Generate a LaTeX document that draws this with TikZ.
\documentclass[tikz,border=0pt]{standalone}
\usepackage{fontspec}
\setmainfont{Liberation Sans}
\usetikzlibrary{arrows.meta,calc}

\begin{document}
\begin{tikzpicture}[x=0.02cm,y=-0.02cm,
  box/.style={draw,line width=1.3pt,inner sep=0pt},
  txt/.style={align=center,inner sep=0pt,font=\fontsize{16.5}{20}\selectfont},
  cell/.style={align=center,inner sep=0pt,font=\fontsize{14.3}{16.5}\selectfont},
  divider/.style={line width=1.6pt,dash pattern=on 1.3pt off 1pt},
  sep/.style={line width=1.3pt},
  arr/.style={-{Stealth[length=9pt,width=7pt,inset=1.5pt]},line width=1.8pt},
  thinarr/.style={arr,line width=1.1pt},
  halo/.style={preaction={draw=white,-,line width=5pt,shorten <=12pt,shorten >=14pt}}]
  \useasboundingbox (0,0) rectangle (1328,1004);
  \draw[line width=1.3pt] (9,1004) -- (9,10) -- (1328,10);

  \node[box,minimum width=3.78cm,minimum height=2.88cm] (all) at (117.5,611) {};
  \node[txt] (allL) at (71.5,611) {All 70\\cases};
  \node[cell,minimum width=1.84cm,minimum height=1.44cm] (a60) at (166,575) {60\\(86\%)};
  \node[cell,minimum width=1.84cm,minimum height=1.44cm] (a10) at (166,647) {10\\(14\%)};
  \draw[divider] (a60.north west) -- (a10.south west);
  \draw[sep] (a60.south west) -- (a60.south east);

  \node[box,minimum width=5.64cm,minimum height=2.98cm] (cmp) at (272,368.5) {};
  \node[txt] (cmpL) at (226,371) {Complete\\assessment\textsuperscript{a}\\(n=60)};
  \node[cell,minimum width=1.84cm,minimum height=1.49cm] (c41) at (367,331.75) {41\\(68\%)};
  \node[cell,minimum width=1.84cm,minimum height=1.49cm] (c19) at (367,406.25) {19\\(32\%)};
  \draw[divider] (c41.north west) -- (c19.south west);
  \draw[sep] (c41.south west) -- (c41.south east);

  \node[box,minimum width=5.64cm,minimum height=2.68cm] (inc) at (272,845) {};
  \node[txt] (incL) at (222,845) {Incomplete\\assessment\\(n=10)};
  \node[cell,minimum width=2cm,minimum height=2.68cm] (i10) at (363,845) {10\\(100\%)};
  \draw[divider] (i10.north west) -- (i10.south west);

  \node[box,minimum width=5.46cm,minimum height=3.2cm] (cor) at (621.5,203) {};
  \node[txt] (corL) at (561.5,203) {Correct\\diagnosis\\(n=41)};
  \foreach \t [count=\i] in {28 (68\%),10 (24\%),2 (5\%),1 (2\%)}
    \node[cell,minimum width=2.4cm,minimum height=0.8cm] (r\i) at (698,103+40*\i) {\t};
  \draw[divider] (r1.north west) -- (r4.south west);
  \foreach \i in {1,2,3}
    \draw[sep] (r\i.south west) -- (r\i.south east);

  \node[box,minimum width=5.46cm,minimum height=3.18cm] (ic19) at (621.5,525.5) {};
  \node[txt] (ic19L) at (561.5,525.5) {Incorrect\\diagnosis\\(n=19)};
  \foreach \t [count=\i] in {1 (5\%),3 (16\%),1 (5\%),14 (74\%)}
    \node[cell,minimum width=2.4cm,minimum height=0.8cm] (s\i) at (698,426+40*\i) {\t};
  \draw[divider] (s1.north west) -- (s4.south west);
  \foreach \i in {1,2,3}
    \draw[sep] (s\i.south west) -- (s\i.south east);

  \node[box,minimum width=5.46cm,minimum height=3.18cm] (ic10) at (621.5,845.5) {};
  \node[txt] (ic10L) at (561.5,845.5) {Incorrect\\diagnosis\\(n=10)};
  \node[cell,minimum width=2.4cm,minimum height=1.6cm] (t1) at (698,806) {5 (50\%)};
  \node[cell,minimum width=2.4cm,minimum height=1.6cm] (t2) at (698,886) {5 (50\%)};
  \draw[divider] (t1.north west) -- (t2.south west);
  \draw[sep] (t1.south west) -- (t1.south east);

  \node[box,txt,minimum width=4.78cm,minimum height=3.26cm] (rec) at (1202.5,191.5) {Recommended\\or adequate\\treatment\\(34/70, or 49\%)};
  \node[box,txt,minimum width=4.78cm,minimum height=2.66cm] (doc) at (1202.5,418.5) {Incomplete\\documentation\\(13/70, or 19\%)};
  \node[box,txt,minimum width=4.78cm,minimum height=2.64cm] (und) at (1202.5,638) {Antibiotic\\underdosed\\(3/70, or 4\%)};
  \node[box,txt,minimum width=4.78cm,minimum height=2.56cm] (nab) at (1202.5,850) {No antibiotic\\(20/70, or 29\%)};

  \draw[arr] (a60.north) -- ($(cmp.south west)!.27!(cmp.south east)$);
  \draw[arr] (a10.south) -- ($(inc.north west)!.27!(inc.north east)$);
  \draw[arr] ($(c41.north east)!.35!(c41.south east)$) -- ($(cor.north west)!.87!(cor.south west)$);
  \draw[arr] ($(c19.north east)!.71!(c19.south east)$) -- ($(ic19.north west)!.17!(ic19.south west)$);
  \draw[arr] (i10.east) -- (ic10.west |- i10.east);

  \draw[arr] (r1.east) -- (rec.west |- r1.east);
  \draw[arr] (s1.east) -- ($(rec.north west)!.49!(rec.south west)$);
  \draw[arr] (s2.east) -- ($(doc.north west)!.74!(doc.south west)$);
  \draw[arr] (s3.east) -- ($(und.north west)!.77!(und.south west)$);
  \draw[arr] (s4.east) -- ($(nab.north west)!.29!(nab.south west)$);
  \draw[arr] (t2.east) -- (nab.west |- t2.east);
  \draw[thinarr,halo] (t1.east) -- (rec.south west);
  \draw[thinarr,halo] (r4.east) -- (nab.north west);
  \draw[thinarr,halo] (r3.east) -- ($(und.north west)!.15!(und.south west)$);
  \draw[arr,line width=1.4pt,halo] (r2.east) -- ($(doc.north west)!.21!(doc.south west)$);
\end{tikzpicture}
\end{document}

· · · ·

Write out every line of the material again, exactly as it reads.

## [WRITTEN SOLUTION]
Generate a LaTeX document that draws this with TikZ.
\documentclass[tikz,border=0pt]{standalone}
\usepackage{fontspec}
\setmainfont{Liberation Sans}
\usetikzlibrary{arrows.meta,calc}

\begin{document}
\begin{tikzpicture}[x=0.02cm,y=-0.02cm,
  box/.style={draw,line width=1.3pt,inner sep=0pt},
  txt/.style={align=center,inner sep=0pt,font=\fontsize{16.5}{20}\selectfont},
  cell/.style={align=center,inner sep=0pt,font=\fontsize{14.3}{16.5}\selectfont},
  divider/.style={line width=1.6pt,dash pattern=on 1.3pt off 1pt},
  sep/.style={line width=1.3pt},
  arr/.style={-{Stealth[length=9pt,width=7pt,inset=1.5pt]},line width=1.8pt},
  thinarr/.style={arr,line width=1.1pt},
  halo/.style={preaction={draw=white,-,line width=5pt,shorten <=12pt,shorten >=14pt}}]
  \useasboundingbox (0,0) rectangle (1328,1004);
  \draw[line width=1.3pt] (9,1004) -- (9,10) -- (1328,10);

  \node[box,minimum width=3.78cm,minimum height=2.88cm] (all) at (117.5,611) {};
  \node[txt] (allL) at (71.5,611) {All 70\\cases};
  \node[cell,minimum width=1.84cm,minimum height=1.44cm] (a60) at (166,575) {60\\(86\%)};
  \node[cell,minimum width=1.84cm,minimum height=1.44cm] (a10) at (166,647) {10\\(14\%)};
  \draw[divider] (a60.north west) -- (a10.south west);
  \draw[sep] (a60.south west) -- (a60.south east);

  \node[box,minimum width=5.64cm,minimum height=2.98cm] (cmp) at (272,368.5) {};
  \node[txt] (cmpL) at (226,371) {Complete\\assessment\textsuperscript{a}\\(n=60)};
  \node[cell,minimum width=1.84cm,minimum height=1.49cm] (c41) at (367,331.75) {41\\(68\%)};
  \node[cell,minimum width=1.84cm,minimum height=1.49cm] (c19) at (367,406.25) {19\\(32\%)};
  \draw[divider] (c41.north west) -- (c19.south west);
  \draw[sep] (c41.south west) -- (c41.south east);

  \node[box,minimum width=5.64cm,minimum height=2.68cm] (inc) at (272,845) {};
  \node[txt] (incL) at (222,845) {Incomplete\\assessment\\(n=10)};
  \node[cell,minimum width=2cm,minimum height=2.68cm] (i10) at (363,845) {10\\(100\%)};
  \draw[divider] (i10.north west) -- (i10.south west);

  \node[box,minimum width=5.46cm,minimum height=3.2cm] (cor) at (621.5,203) {};
  \node[txt] (corL) at (561.5,203) {Correct\\diagnosis\\(n=41)};
  \foreach \t [count=\i] in {28 (68\%),10 (24\%),2 (5\%),1 (2\%)}
    \node[cell,minimum width=2.4cm,minimum height=0.8cm] (r\i) at (698,103+40*\i) {\t};
  \draw[divider] (r1.north west) -- (r4.south west);
  \foreach \i in {1,2,3}
    \draw[sep] (r\i.south west) -- (r\i.south east);

  \node[box,minimum width=5.46cm,minimum height=3.18cm] (ic19) at (621.5,525.5) {};
  \node[txt] (ic19L) at (561.5,525.5) {Incorrect\\diagnosis\\(n=19)};
  \foreach \t [count=\i] in {1 (5\%),3 (16\%),1 (5\%),14 (74\%)}
    \node[cell,minimum width=2.4cm,minimum height=0.8cm] (s\i) at (698,426+40*\i) {\t};
  \draw[divider] (s1.north west) -- (s4.south west);
  \foreach \i in {1,2,3}
    \draw[sep] (s\i.south west) -- (s\i.south east);

  \node[box,minimum width=5.46cm,minimum height=3.18cm] (ic10) at (621.5,845.5) {};
  \node[txt] (ic10L) at (561.5,845.5) {Incorrect\\diagnosis\\(n=10)};
  \node[cell,minimum width=2.4cm,minimum height=1.6cm] (t1) at (698,806) {5 (50\%)};
  \node[cell,minimum width=2.4cm,minimum height=1.6cm] (t2) at (698,886) {5 (50\%)};
  \draw[divider] (t1.north west) -- (t2.south west);
  \draw[sep] (t1.south west) -- (t1.south east);

  \node[box,txt,minimum width=4.78cm,minimum height=3.26cm] (rec) at (1202.5,191.5) {Recommended\\or adequate\\treatment\\(34/70, or 49\%)};
  \node[box,txt,minimum width=4.78cm,minimum height=2.66cm] (doc) at (1202.5,418.5) {Incomplete\\documentation\\(13/70, or 19\%)};
  \node[box,txt,minimum width=4.78cm,minimum height=2.64cm] (und) at (1202.5,638) {Antibiotic\\underdosed\\(3/70, or 4\%)};
  \node[box,txt,minimum width=4.78cm,minimum height=2.56cm] (nab) at (1202.5,850) {No antibiotic\\(20/70, or 29\%)};

  \draw[arr] (a60.north) -- ($(cmp.south west)!.27!(cmp.south east)$);
  \draw[arr] (a10.south) -- ($(inc.north west)!.27!(inc.north east)$);
  \draw[arr] ($(c41.north east)!.35!(c41.south east)$) -- ($(cor.north west)!.87!(cor.south west)$);
  \draw[arr] ($(c19.north east)!.71!(c19.south east)$) -- ($(ic19.north west)!.17!(ic19.south west)$);
  \draw[arr] (i10.east) -- (ic10.west |- i10.east);

  \draw[arr] (r1.east) -- (rec.west |- r1.east);
  \draw[arr] (s1.east) -- ($(rec.north west)!.49!(rec.south west)$);
  \draw[arr] (s2.east) -- ($(doc.north west)!.74!(doc.south west)$);
  \draw[arr] (s3.east) -- ($(und.north west)!.77!(und.south west)$);
  \draw[arr] (s4.east) -- ($(nab.north west)!.29!(nab.south west)$);
  \draw[arr] (t2.east) -- (nab.west |- t2.east);
  \draw[thinarr,halo] (t1.east) -- (rec.south west);
  \draw[thinarr,halo] (r4.east) -- (nab.north west);
  \draw[thinarr,halo] (r3.east) -- ($(und.north west)!.15!(und.south west)$);
  \draw[arr,line width=1.4pt,halo] (r2.east) -- ($(doc.north west)!.21!(doc.south west)$);
\end{tikzpicture}
\end{document}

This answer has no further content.